• [What the exercise asks] Write out the material again word for word, dropping any images it holds.

• [Data block]
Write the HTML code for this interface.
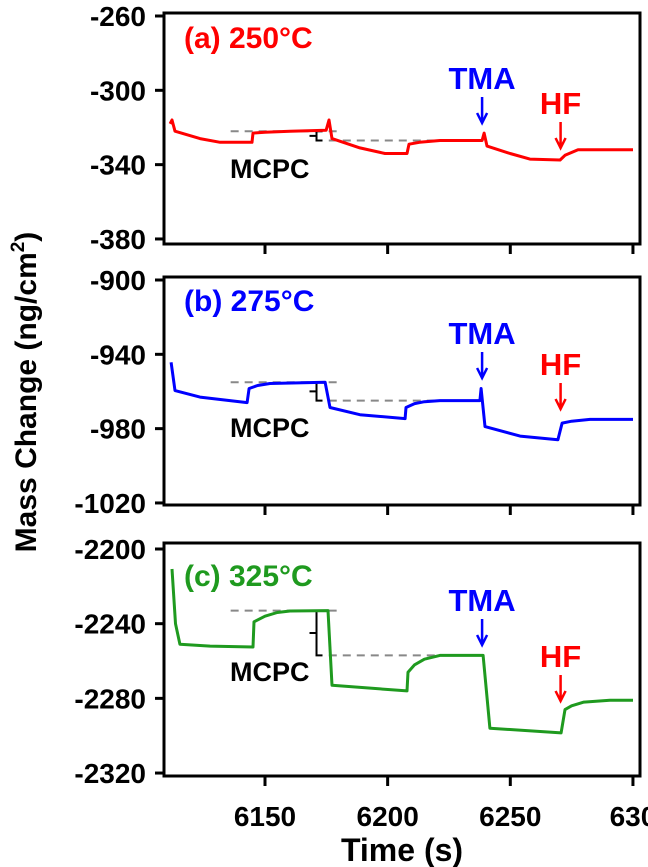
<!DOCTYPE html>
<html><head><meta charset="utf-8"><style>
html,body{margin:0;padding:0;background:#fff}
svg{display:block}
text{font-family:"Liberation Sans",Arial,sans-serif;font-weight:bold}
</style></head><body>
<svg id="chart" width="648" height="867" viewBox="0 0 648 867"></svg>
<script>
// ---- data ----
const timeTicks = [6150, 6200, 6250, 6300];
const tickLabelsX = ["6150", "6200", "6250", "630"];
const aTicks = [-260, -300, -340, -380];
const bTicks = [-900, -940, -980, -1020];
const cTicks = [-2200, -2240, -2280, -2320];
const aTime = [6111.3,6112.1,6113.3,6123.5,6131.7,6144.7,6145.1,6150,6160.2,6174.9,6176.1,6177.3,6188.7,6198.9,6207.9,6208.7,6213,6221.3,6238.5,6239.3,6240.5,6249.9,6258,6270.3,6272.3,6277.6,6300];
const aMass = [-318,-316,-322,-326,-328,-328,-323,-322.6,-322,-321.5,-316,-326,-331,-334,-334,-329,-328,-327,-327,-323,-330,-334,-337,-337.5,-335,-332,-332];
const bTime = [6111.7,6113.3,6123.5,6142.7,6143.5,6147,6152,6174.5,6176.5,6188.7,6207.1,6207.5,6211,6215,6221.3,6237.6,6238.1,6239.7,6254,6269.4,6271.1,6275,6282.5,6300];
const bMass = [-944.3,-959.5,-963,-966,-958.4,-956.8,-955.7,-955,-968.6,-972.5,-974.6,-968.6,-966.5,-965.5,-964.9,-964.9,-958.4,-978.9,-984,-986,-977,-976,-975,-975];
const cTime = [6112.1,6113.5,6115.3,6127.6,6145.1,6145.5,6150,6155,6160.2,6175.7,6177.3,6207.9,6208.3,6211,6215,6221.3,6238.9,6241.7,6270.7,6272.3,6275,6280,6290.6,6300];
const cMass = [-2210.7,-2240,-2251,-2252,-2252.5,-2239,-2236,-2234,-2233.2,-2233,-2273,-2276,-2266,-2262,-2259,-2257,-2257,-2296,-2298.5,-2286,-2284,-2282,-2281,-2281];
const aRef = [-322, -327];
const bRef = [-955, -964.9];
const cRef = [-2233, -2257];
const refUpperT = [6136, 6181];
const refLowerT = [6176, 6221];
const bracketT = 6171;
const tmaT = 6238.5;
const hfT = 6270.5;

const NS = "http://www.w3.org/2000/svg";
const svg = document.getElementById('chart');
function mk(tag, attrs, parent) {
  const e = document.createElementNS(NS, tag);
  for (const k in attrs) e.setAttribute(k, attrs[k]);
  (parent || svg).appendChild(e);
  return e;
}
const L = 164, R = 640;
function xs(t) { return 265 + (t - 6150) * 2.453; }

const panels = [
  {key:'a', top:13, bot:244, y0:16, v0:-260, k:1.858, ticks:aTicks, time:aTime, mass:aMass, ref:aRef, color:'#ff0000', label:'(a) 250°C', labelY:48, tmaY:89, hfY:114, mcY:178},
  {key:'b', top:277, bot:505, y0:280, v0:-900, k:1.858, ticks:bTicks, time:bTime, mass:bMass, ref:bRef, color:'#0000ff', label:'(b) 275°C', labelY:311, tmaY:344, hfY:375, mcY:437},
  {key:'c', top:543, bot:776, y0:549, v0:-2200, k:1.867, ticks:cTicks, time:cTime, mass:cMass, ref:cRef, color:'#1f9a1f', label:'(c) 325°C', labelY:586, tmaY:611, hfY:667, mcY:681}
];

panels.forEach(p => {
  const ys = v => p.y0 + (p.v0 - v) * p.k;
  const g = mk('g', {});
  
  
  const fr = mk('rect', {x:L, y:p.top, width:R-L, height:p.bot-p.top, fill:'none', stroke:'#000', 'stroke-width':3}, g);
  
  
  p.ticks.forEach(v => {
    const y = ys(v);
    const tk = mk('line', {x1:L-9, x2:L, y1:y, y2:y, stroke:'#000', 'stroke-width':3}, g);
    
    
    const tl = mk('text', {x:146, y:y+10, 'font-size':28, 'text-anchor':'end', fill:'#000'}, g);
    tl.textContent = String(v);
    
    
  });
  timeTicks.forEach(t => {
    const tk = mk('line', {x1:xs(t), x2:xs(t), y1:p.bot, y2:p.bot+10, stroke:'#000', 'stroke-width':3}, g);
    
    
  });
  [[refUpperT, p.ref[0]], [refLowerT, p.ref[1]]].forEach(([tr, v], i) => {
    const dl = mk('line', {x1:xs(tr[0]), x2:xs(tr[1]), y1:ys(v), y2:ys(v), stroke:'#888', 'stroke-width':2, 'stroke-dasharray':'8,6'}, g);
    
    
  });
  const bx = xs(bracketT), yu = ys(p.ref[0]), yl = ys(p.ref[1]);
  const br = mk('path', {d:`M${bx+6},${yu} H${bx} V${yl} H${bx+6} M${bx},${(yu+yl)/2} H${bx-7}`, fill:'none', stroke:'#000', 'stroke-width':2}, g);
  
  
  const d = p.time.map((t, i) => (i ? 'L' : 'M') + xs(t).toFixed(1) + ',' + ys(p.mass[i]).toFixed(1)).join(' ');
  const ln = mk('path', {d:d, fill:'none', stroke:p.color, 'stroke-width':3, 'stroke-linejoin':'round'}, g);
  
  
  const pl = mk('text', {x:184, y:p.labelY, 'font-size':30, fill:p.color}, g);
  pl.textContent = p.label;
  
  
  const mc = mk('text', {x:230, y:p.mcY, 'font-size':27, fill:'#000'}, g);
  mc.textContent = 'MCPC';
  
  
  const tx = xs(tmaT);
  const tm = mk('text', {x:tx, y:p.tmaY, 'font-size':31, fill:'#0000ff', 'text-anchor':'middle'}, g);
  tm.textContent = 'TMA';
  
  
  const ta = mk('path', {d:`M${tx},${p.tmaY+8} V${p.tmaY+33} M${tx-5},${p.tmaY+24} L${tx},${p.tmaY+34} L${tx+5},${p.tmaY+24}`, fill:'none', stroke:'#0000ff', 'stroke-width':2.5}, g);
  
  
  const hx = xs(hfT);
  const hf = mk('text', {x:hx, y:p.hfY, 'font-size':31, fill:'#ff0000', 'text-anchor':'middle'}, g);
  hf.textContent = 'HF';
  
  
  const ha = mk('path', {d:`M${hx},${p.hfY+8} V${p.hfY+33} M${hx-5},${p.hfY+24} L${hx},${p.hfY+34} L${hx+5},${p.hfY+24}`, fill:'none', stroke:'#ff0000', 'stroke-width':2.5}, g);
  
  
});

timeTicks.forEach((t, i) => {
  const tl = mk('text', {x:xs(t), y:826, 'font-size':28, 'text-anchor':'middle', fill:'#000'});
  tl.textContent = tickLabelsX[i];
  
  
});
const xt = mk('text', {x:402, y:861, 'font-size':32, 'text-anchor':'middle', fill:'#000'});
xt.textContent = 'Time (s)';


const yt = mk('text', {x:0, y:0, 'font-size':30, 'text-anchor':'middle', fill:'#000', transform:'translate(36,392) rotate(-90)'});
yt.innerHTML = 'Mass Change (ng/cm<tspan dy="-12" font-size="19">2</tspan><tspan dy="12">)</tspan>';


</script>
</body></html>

• [In response]
Write the HTML code for this interface.
<!DOCTYPE html>
<html><head><meta charset="utf-8"><style>
html,body{margin:0;padding:0;background:#fff}
svg{display:block}
text{font-family:"Liberation Sans",Arial,sans-serif;font-weight:bold}
</style></head><body>
<svg id="chart" width="648" height="867" viewBox="0 0 648 867"></svg>
<script>
// ---- data ----
const timeTicks = [6150, 6200, 6250, 6300];
const tickLabelsX = ["6150", "6200", "6250", "630"];
const aTicks = [-260, -300, -340, -380];
const bTicks = [-900, -940, -980, -1020];
const cTicks = [-2200, -2240, -2280, -2320];
const aTime = [6111.3,6112.1,6113.3,6123.5,6131.7,6144.7,6145.1,6150,6160.2,6174.9,6176.1,6177.3,6188.7,6198.9,6207.9,6208.7,6213,6221.3,6238.5,6239.3,6240.5,6249.9,6258,6270.3,6272.3,6277.6,6300];
const aMass = [-318,-316,-322,-326,-328,-328,-323,-322.6,-322,-321.5,-316,-326,-331,-334,-334,-329,-328,-327,-327,-323,-330,-334,-337,-337.5,-335,-332,-332];
const bTime = [6111.7,6113.3,6123.5,6142.7,6143.5,6147,6152,6174.5,6176.5,6188.7,6207.1,6207.5,6211,6215,6221.3,6237.6,6238.1,6239.7,6254,6269.4,6271.1,6275,6282.5,6300];
const bMass = [-944.3,-959.5,-963,-966,-958.4,-956.8,-955.7,-955,-968.6,-972.5,-974.6,-968.6,-966.5,-965.5,-964.9,-964.9,-958.4,-978.9,-984,-986,-977,-976,-975,-975];
const cTime = [6112.1,6113.5,6115.3,6127.6,6145.1,6145.5,6150,6155,6160.2,6175.7,6177.3,6207.9,6208.3,6211,6215,6221.3,6238.9,6241.7,6270.7,6272.3,6275,6280,6290.6,6300];
const cMass = [-2210.7,-2240,-2251,-2252,-2252.5,-2239,-2236,-2234,-2233.2,-2233,-2273,-2276,-2266,-2262,-2259,-2257,-2257,-2296,-2298.5,-2286,-2284,-2282,-2281,-2281];
const aRef = [-322, -327];
const bRef = [-955, -964.9];
const cRef = [-2233, -2257];
const refUpperT = [6136, 6181];
const refLowerT = [6176, 6221];
const bracketT = 6171;
const tmaT = 6238.5;
const hfT = 6270.5;

const NS = "http://www.w3.org/2000/svg";
const svg = document.getElementById('chart');
function mk(tag, attrs, parent) {
  const e = document.createElementNS(NS, tag);
  for (const k in attrs) e.setAttribute(k, attrs[k]);
  (parent || svg).appendChild(e);
  return e;
}
const L = 164, R = 640;
function xs(t) { return 265 + (t - 6150) * 2.453; }

const panels = [
  {key:'a', top:13, bot:244, y0:16, v0:-260, k:1.858, ticks:aTicks, time:aTime, mass:aMass, ref:aRef, color:'#ff0000', label:'(a) 250°C', labelY:48, tmaY:89, hfY:114, mcY:178},
  {key:'b', top:277, bot:505, y0:280, v0:-900, k:1.858, ticks:bTicks, time:bTime, mass:bMass, ref:bRef, color:'#0000ff', label:'(b) 275°C', labelY:311, tmaY:344, hfY:375, mcY:437},
  {key:'c', top:543, bot:776, y0:549, v0:-2200, k:1.867, ticks:cTicks, time:cTime, mass:cMass, ref:cRef, color:'#1f9a1f', label:'(c) 325°C', labelY:586, tmaY:611, hfY:667, mcY:681}
];

panels.forEach(p => {
  const ys = v => p.y0 + (p.v0 - v) * p.k;
  const g = mk('g', {});
  
  
  const fr = mk('rect', {x:L, y:p.top, width:R-L, height:p.bot-p.top, fill:'none', stroke:'#000', 'stroke-width':3}, g);
  
  
  p.ticks.forEach(v => {
    const y = ys(v);
    const tk = mk('line', {x1:L-9, x2:L, y1:y, y2:y, stroke:'#000', 'stroke-width':3}, g);
    
    
    const tl = mk('text', {x:146, y:y+10, 'font-size':28, 'text-anchor':'end', fill:'#000'}, g);
    tl.textContent = String(v);
    
    
  });
  timeTicks.forEach(t => {
    const tk = mk('line', {x1:xs(t), x2:xs(t), y1:p.bot, y2:p.bot+10, stroke:'#000', 'stroke-width':3}, g);
    
    
  });
  [[refUpperT, p.ref[0]], [refLowerT, p.ref[1]]].forEach(([tr, v], i) => {
    const dl = mk('line', {x1:xs(tr[0]), x2:xs(tr[1]), y1:ys(v), y2:ys(v), stroke:'#888', 'stroke-width':2, 'stroke-dasharray':'8,6'}, g);
    
    
  });
  const bx = xs(bracketT), yu = ys(p.ref[0]), yl = ys(p.ref[1]);
  const br = mk('path', {d:`M${bx+6},${yu} H${bx} V${yl} H${bx+6} M${bx},${(yu+yl)/2} H${bx-7}`, fill:'none', stroke:'#000', 'stroke-width':2}, g);
  
  
  const d = p.time.map((t, i) => (i ? 'L' : 'M') + xs(t).toFixed(1) + ',' + ys(p.mass[i]).toFixed(1)).join(' ');
  const ln = mk('path', {d:d, fill:'none', stroke:p.color, 'stroke-width':3, 'stroke-linejoin':'round'}, g);
  
  
  const pl = mk('text', {x:184, y:p.labelY, 'font-size':30, fill:p.color}, g);
  pl.textContent = p.label;
  
  
  const mc = mk('text', {x:230, y:p.mcY, 'font-size':27, fill:'#000'}, g);
  mc.textContent = 'MCPC';
  
  
  const tx = xs(tmaT);
  const tm = mk('text', {x:tx, y:p.tmaY, 'font-size':31, fill:'#0000ff', 'text-anchor':'middle'}, g);
  tm.textContent = 'TMA';
  
  
  const ta = mk('path', {d:`M${tx},${p.tmaY+8} V${p.tmaY+33} M${tx-5},${p.tmaY+24} L${tx},${p.tmaY+34} L${tx+5},${p.tmaY+24}`, fill:'none', stroke:'#0000ff', 'stroke-width':2.5}, g);
  
  
  const hx = xs(hfT);
  const hf = mk('text', {x:hx, y:p.hfY, 'font-size':31, fill:'#ff0000', 'text-anchor':'middle'}, g);
  hf.textContent = 'HF';
  
  
  const ha = mk('path', {d:`M${hx},${p.hfY+8} V${p.hfY+33} M${hx-5},${p.hfY+24} L${hx},${p.hfY+34} L${hx+5},${p.hfY+24}`, fill:'none', stroke:'#ff0000', 'stroke-width':2.5}, g);
  
  
});

timeTicks.forEach((t, i) => {
  const tl = mk('text', {x:xs(t), y:826, 'font-size':28, 'text-anchor':'middle', fill:'#000'});
  tl.textContent = tickLabelsX[i];
  
  
});
const xt = mk('text', {x:402, y:861, 'font-size':32, 'text-anchor':'middle', fill:'#000'});
xt.textContent = 'Time (s)';


const yt = mk('text', {x:0, y:0, 'font-size':30, 'text-anchor':'middle', fill:'#000', transform:'translate(36,392) rotate(-90)'});
yt.innerHTML = 'Mass Change (ng/cm<tspan dy="-12" font-size="19">2</tspan><tspan dy="12">)</tspan>';


</script>
</body></html>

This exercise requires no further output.